**The task**
Copy out each line featuring the string "this" from the entries beneath.

**Entries shown**
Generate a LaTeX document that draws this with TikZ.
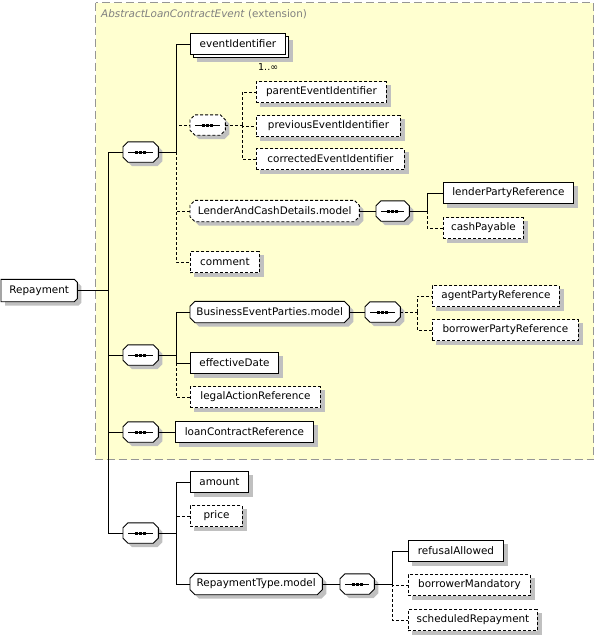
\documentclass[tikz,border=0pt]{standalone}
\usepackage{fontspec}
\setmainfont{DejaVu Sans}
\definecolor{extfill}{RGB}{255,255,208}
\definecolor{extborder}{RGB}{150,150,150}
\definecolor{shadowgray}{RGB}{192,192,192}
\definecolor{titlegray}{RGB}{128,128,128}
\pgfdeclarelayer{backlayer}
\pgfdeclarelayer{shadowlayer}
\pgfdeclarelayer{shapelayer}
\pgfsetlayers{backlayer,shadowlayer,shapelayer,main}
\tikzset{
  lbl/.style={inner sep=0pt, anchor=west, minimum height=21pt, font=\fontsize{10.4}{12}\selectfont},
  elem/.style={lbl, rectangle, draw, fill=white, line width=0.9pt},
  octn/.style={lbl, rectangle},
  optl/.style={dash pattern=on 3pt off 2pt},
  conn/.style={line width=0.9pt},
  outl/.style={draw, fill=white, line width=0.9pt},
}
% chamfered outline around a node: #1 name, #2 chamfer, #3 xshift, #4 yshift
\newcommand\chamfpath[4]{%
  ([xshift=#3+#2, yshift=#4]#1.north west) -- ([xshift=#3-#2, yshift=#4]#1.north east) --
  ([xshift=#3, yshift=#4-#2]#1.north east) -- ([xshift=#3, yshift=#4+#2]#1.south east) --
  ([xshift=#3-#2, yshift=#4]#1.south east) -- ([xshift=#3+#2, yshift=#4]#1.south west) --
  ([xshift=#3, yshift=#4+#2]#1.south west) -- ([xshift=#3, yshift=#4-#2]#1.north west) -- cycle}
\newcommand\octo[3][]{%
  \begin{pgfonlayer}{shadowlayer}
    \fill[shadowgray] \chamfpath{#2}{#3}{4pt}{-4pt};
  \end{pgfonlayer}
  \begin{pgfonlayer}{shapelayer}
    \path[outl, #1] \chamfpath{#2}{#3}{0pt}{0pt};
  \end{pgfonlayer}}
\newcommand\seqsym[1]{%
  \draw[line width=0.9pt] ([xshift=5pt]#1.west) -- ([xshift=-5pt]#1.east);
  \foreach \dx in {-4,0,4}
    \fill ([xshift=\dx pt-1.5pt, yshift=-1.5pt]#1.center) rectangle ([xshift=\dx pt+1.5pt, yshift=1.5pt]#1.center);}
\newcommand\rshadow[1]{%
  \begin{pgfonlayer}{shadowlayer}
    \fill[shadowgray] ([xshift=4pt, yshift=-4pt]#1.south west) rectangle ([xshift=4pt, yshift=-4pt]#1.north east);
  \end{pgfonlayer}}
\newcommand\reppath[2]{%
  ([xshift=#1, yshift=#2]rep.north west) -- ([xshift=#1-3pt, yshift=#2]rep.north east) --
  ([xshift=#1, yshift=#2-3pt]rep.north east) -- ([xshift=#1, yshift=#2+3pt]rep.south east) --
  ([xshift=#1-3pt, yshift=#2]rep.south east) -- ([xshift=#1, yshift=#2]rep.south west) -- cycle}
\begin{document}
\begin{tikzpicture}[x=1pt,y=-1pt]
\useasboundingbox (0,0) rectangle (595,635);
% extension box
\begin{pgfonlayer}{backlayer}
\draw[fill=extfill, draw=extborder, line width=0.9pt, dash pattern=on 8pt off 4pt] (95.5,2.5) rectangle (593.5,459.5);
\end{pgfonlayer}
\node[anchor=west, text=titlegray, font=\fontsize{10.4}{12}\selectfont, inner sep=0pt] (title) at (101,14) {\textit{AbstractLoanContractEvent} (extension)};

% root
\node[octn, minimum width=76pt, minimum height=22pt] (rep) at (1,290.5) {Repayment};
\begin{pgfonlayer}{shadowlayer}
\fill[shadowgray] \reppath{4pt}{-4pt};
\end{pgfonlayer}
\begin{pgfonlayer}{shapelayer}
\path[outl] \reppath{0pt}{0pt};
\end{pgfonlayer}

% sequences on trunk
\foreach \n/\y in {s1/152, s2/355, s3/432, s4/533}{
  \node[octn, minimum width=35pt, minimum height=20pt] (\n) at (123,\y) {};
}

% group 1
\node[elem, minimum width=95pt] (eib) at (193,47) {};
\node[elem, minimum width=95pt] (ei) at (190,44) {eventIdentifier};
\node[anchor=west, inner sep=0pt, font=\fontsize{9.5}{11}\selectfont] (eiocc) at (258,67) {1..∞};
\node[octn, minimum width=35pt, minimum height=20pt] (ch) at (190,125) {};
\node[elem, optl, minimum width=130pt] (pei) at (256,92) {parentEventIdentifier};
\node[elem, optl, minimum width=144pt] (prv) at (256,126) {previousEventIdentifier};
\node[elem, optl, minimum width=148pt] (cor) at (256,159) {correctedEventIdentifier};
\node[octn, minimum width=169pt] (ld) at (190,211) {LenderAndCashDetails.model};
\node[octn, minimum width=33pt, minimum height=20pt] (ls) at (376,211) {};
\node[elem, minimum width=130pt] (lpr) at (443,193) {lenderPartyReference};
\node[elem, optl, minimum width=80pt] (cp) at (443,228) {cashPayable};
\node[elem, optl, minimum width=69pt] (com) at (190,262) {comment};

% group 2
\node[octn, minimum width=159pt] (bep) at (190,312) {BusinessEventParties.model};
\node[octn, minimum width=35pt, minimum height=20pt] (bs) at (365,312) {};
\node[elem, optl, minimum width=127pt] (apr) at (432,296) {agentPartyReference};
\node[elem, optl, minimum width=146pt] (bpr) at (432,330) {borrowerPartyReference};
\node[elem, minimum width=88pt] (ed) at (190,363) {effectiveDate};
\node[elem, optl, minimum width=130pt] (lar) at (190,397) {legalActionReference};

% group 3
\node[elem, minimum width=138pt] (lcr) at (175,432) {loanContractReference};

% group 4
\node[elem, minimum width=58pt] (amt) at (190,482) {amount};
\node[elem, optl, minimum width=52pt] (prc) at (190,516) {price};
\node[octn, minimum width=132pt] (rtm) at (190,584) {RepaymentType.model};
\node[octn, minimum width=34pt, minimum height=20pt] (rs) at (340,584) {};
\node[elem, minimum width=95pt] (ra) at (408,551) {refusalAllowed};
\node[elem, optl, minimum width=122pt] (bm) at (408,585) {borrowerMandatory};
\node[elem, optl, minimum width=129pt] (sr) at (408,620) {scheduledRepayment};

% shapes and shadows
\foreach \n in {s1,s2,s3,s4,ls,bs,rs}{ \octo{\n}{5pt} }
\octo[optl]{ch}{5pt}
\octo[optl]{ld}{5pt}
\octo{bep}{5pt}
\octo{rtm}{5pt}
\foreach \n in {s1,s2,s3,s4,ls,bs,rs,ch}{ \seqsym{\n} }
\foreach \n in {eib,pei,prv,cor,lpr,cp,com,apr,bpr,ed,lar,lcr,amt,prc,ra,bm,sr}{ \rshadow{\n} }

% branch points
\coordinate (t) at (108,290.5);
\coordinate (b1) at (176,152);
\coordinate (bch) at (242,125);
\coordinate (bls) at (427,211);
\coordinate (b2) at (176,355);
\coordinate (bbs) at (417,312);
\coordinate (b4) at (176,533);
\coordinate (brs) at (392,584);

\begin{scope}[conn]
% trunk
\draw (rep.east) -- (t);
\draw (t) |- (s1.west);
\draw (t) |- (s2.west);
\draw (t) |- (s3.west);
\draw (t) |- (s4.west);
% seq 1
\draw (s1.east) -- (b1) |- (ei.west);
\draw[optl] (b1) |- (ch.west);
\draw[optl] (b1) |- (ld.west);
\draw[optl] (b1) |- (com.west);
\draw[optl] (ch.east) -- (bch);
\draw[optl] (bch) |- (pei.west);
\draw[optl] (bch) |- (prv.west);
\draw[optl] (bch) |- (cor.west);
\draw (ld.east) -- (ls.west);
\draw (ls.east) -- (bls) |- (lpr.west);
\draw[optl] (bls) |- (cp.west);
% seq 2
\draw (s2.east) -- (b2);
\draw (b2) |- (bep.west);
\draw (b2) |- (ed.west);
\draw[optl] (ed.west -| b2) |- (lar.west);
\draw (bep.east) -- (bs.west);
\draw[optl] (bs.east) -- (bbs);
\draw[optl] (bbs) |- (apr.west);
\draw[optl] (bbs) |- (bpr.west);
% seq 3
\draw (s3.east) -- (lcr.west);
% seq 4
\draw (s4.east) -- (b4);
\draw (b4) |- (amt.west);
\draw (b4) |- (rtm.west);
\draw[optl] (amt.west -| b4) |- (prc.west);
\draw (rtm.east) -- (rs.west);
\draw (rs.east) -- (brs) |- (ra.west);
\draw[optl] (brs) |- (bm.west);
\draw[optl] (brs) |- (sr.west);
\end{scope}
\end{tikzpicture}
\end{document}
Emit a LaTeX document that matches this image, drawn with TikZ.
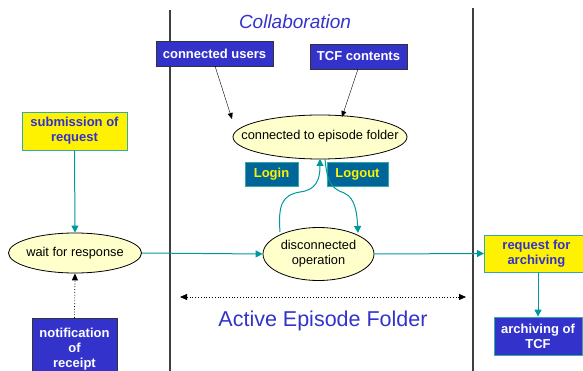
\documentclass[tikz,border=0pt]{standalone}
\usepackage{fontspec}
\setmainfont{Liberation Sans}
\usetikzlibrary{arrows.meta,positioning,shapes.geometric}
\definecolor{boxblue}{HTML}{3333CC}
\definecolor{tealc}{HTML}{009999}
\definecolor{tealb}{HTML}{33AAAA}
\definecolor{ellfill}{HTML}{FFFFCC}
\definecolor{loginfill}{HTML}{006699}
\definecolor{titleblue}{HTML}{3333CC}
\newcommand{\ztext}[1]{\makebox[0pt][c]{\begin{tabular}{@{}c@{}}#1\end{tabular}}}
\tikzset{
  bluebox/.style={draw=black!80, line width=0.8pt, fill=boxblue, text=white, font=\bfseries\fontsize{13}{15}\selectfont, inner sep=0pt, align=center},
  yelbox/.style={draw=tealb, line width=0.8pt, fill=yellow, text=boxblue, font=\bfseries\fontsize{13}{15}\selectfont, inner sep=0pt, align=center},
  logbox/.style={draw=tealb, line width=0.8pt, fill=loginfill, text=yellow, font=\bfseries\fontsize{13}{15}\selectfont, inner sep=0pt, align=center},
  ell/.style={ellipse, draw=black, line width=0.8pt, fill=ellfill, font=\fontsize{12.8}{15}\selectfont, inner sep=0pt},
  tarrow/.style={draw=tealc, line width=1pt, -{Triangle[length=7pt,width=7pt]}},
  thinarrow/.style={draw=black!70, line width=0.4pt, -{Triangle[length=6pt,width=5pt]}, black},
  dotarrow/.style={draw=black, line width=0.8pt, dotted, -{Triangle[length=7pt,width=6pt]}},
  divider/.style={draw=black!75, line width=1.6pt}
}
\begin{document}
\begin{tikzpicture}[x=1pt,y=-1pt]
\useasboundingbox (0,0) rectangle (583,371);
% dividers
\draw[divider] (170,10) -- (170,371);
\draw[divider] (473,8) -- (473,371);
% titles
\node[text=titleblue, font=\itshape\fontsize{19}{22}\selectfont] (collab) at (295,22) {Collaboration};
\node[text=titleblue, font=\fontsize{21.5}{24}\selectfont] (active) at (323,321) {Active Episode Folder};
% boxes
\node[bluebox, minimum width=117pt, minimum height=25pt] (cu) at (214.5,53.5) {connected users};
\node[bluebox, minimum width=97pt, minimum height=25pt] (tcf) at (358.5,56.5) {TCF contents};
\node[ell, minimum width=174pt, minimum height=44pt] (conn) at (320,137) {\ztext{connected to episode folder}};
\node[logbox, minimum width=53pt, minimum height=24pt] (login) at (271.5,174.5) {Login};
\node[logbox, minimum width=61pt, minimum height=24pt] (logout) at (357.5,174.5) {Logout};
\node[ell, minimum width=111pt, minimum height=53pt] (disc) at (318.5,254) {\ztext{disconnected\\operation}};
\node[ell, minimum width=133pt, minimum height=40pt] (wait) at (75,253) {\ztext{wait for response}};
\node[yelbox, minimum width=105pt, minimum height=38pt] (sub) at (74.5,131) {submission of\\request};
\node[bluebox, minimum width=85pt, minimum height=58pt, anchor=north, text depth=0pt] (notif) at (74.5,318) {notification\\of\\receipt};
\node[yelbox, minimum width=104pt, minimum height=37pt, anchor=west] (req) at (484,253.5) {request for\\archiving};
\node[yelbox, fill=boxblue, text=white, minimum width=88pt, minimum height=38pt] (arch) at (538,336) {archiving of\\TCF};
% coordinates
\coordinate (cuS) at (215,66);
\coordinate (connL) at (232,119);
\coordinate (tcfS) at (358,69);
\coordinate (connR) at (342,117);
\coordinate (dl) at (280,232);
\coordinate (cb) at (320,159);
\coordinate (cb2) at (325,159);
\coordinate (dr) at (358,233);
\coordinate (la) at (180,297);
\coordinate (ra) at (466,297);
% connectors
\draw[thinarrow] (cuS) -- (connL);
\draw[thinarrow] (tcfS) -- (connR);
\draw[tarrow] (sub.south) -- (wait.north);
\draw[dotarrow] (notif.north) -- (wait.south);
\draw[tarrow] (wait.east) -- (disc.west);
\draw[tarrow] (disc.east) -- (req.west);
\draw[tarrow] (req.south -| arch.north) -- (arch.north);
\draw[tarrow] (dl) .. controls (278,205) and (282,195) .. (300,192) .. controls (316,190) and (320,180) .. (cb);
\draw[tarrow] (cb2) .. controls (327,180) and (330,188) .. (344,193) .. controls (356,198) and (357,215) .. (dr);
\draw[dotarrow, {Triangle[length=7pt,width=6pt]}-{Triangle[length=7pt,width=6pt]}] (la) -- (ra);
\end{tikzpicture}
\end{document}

...

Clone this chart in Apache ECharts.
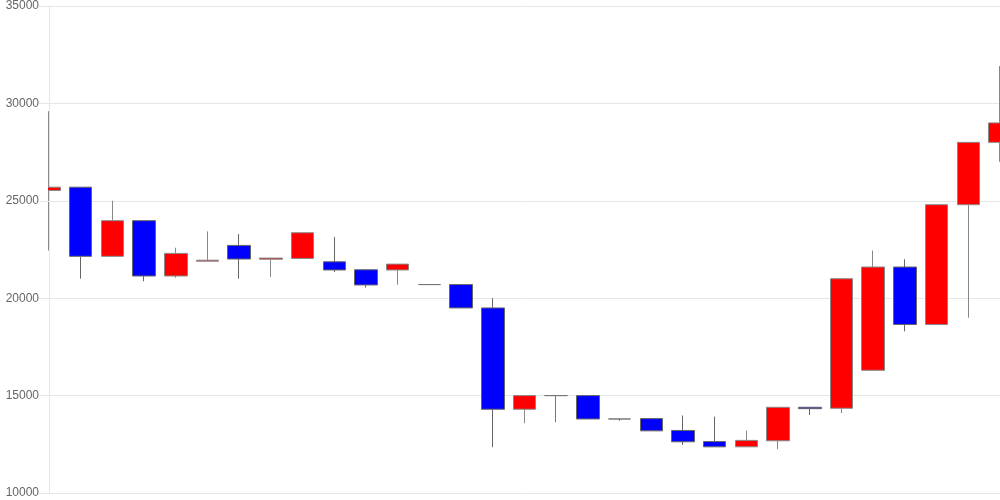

**Exercise response**
Generate a LaTeX document that draws this with TikZ.
Emit a LaTeX document that matches this image, drawn with TikZ.
Clone this chart in Apache ECharts.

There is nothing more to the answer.